Là où l’inquiétude s’alimentait logiquement, c’était du côté de la technique. Konami nous avait prévenu : la résolution n’ira pas au-delà du 1080p. Le 60 fps est assuré sur toutes les consoles, sauf du côté du premier Metal Gear Solid. La Nintendo Switch, elle, reste bloquée à 30 fps quel que soit le jeu. La bécane hybride affiche même uniquement du 720p lorsqu’elle est utilisée en mode portable. Ajoutons à cela la seule présence des vieux épisodes sur la cartouche, tandis que le reste doit se télécharger depuis l’eShop. La pauvre n’apparaît donc pas comme une option optimale, même si très pratique, alors qu’une telle compilation lui était presque destinée. Bien qu’il s’agisse d’un regroupement de portages, on nourrissait un maigre espoir d’une quelconque plus-value visuelle. Or il n’en est rien.

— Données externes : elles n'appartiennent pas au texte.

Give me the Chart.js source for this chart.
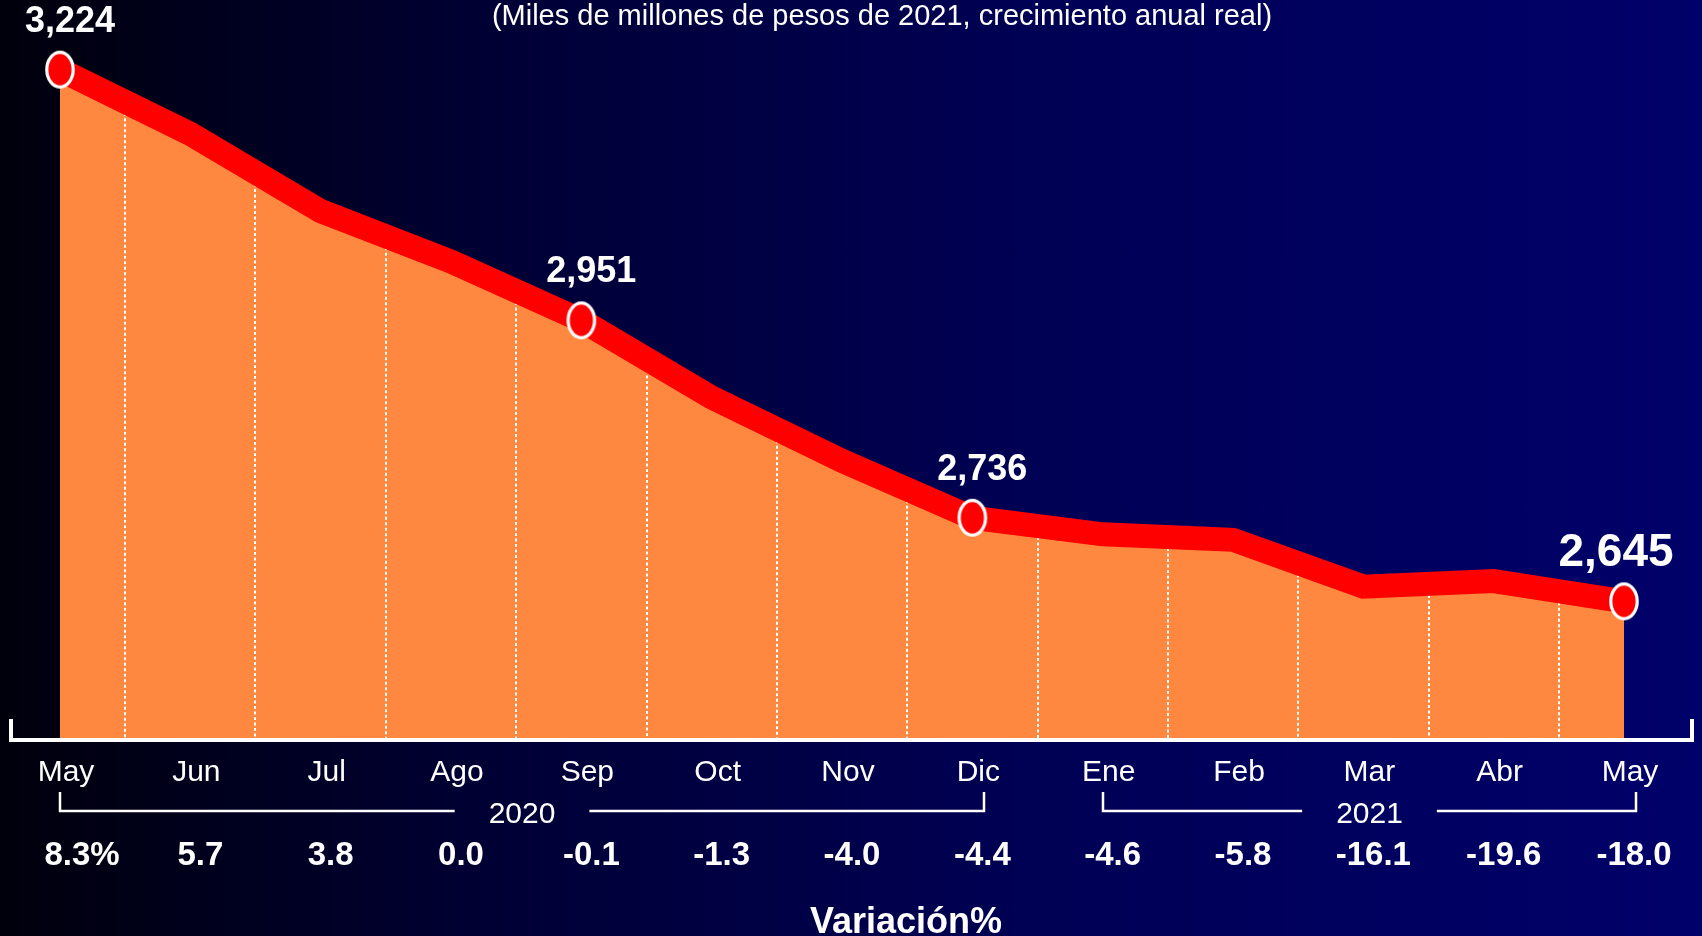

Metal Gear Solid pique légèrement les yeux en plus de rester bloqué en 4:3, et Metal Gear 1&2 ainsi que Metal Gear Solid 2 et 3 ont tout simplement été transposés directement depuis la HD Collection déjà sortie sur PS3 en 2011. La compilation s’est même permise de comporter quelques bugs comme des séquences Codec saccadées dans le premier MGS ou encore des cinématiques qui décalent image et son au sein du deuxième. Sachez malgré tout qu’un patch day one est prévu pour gommer ces petits tracas et compte notamment ajouter l’option de switcher entre affichage fenêtré et plein écran. N’allons pas non plus jusqu’à parler de hold-up, mais on devra donc se contenter du strict minimum, sans pouvoir non plus compter sur des options d’accessibilité supplémentaires. Certes ces ajouts doivent sans doute être difficiles à implémenter. Seulement, dans le cadre d’une telle compilation pouvant s’ouvrir à un nouveau public, le manque se ressent.